(ots) - Nach aktuellen Umfragen können rechtsradikale
Parteien bei der morgen beginnenden Europawahl mit erheblichem Zulauf
rechnen. Der Wahlforscher Hermann Schmitt glaubt aber nicht daran,
dass sich dadurch eine neue rechte Fraktion im Europäischen Parlament
etablieren wird. Den Ankündigungen von Marine Le Pen, Vorsitzende der
französischen rechtsradikalen Partei Front National, und des
niederländischen Chefs der Partei für die Freiheit, Geert Wilders,
traut er nicht. "Ich habe große Zweifel, dass sie zusammen über fünf
Jahre Politik machen könnten", sagt Schmitt im Interview mit der in
Berlin erscheinenden Tageszeitung "neues deutschland"
(Donnerstagausgabe).
Dass Europakritiker Zulauf haben, erklärt der
Sozialwissenschaftler mit den für die Wähler bedeutenden Themen. An
erster Stelle stehe die Krise und ihre Bewältigung, gefolgt von der
Debatte über Arbeitsmigration und ihre Folgen. "Wenn man nicht die
politischen Inhalte betrachtet, sondern nur die Symbolik, sind es
diese Themen, die diesmal Europakritik links und rechts stärker
machen werden", so Schmitt. Dass neben dem Erstarken rechter Parteien
ein Zuwachs für linke Kräfte zu erwarten ist, sieht Schmitt nicht als
Widerspruch. "Linke Positionen sind gerade aufgrund von
Jugendarbeitslosigkeit, brüchigen sozialen Netzen, Altersarmut und
weiteren Problemen in der südeuropäischen Peripherie der EU, die der
Krise geschuldet sind, besonders populär."

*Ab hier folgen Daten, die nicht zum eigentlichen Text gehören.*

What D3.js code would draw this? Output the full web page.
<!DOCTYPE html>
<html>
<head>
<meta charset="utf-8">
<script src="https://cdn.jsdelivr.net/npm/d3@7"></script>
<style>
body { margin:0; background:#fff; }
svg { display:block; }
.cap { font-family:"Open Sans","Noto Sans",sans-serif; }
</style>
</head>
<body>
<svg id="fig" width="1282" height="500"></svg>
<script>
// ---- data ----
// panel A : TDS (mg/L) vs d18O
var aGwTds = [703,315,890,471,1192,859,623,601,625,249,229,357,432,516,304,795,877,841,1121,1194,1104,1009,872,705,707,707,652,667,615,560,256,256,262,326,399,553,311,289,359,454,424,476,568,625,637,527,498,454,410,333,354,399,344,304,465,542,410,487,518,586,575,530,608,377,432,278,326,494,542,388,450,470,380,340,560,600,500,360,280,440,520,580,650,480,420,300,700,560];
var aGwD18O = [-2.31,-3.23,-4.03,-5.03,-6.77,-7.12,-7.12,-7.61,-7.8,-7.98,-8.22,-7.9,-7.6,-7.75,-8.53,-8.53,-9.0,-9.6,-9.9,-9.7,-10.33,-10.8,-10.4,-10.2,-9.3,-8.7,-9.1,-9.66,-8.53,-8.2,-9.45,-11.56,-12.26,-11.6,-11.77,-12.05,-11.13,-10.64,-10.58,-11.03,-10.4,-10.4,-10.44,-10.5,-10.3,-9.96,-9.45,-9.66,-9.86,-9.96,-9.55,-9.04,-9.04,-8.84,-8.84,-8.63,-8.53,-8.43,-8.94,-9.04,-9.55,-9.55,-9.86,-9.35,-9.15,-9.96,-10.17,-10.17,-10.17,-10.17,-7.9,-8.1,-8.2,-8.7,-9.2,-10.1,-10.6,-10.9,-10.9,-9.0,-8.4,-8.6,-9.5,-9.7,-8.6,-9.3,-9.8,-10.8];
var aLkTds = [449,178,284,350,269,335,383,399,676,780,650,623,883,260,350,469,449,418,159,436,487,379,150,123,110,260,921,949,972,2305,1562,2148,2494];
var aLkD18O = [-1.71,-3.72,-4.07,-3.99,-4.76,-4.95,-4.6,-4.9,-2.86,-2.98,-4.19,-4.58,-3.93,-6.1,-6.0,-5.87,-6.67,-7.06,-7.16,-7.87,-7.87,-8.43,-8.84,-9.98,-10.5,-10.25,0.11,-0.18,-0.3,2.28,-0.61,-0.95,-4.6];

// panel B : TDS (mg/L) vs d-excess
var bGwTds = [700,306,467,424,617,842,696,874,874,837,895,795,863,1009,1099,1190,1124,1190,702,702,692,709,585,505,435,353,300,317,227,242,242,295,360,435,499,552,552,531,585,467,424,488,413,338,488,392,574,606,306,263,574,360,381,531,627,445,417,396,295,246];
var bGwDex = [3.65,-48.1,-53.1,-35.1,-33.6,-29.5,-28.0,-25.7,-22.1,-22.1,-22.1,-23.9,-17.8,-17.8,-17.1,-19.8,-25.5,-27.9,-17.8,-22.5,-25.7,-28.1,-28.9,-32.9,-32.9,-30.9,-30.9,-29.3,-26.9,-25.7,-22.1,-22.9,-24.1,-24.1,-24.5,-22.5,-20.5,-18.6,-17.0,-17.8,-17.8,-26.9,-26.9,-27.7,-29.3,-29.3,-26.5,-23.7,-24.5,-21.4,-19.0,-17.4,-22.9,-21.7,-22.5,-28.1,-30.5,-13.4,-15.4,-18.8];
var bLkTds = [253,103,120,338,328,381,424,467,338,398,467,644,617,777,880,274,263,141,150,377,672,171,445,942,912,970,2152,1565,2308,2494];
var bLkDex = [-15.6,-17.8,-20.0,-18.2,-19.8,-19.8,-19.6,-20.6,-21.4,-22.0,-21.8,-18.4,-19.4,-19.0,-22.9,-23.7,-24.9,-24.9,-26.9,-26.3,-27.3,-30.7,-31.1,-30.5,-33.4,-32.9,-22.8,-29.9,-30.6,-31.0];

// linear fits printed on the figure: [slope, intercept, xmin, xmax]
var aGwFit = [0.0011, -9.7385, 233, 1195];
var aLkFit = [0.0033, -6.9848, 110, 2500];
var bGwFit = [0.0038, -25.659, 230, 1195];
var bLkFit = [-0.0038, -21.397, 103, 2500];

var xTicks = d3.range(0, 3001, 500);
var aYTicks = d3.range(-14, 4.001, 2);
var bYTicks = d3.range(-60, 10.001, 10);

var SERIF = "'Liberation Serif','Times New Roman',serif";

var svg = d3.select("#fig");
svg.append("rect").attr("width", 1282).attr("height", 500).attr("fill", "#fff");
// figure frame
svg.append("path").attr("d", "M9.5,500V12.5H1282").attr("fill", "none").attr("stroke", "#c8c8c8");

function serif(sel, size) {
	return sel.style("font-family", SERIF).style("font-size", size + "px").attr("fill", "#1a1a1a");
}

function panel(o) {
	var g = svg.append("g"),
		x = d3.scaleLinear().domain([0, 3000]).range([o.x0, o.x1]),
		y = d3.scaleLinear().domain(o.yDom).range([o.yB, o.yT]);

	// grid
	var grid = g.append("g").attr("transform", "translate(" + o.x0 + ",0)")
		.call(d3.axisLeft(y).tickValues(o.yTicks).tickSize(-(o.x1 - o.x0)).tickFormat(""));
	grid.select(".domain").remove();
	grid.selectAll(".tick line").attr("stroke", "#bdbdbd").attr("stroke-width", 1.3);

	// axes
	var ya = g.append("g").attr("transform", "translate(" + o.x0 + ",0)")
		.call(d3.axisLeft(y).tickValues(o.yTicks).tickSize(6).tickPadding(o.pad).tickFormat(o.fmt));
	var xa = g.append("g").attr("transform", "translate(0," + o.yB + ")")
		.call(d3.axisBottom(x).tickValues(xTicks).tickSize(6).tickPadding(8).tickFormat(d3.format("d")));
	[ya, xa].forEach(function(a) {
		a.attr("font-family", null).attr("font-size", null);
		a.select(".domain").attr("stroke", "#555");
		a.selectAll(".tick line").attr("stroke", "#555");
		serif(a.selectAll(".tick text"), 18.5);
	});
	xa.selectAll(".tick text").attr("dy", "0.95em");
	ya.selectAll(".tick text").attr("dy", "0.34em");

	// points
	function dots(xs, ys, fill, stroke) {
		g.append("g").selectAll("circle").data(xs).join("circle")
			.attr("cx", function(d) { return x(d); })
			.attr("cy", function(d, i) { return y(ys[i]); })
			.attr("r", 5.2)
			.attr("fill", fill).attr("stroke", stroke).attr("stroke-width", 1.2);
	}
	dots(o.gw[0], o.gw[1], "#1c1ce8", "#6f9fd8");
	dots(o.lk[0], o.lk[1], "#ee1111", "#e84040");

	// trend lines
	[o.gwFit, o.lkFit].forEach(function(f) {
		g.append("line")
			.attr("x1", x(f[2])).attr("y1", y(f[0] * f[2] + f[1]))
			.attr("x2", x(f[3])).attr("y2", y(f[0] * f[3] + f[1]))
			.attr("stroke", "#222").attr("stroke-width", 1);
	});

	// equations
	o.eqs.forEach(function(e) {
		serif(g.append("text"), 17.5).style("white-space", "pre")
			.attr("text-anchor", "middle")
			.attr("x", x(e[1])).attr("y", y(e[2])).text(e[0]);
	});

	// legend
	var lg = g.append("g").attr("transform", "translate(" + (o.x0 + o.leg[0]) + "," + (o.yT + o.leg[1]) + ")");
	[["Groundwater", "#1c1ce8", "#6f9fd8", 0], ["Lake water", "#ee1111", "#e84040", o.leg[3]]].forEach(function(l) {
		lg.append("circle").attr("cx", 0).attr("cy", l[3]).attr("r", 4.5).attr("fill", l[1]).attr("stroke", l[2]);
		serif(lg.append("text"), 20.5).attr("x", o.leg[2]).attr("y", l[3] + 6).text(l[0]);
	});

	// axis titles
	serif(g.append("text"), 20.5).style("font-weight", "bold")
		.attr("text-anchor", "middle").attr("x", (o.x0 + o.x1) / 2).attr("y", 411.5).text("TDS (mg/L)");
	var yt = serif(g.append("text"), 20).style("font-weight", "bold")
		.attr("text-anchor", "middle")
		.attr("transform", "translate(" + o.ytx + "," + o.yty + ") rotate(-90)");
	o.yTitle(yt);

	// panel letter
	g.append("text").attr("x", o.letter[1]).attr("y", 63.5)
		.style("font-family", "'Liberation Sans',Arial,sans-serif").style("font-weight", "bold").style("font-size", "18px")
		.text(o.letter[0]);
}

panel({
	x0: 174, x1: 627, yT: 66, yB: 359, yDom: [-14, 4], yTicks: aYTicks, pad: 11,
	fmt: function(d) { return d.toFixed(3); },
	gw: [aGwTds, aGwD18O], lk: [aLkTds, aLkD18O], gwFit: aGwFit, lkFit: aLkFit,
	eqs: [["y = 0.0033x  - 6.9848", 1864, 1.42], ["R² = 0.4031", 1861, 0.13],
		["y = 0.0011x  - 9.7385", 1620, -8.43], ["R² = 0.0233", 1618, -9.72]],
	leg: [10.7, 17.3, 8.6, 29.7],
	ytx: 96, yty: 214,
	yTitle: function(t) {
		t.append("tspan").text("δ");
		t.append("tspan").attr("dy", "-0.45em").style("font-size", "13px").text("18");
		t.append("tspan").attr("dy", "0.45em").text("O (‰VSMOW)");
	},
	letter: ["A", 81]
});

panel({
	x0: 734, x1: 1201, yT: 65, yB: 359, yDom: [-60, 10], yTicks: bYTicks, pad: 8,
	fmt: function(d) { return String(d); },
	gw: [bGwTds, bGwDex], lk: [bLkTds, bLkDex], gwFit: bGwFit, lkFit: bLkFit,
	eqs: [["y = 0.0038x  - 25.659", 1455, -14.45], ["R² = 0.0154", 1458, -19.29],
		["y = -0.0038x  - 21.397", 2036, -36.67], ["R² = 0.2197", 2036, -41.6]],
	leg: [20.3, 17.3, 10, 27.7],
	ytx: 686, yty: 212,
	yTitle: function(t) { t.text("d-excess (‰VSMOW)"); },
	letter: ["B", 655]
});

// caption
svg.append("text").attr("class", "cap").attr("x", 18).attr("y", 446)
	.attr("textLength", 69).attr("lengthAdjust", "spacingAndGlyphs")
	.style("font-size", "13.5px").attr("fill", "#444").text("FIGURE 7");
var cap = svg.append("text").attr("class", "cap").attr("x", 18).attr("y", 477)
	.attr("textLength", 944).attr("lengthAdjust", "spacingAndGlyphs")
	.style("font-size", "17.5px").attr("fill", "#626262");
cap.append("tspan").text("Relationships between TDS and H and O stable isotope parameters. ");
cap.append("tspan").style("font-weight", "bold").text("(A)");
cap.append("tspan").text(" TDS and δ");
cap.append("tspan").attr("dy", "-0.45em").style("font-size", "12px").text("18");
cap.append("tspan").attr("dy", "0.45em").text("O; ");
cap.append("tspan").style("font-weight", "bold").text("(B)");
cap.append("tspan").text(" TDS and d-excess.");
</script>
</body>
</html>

Der am Mannheimer Zentrum für Europäische Sozialforschung und an
der Universität Manchester tätige Wissenschaftler erwartet vor dem
Hintergrund der in Deutschland nicht mehr gültigen Sperrklausel keine
Beeinträchtigungen für die Arbeit des EU-Parlaments. Dennoch
kritisiert er den Wegfall einer Prozent-Hürde, weil damit prinzipiell
die Gleichheitsrechte höher bewertet werden als die
Funktionserfordernisse des Parlaments. "Das Europäische Parlament ist
heute mit dem Rat ein gleichberechtigter Gesetzgeber. Und wir können
es uns nicht leisten, diesen Mitgesetzgeber durch nostalgische
Reflexe von höchsten Gerichten auf der nationalen Ebene zu
beeinträchtigen." Schmitt war zu dieser Frage vom
Bundesverfassungsgericht als Sachverständiger bestellt worden.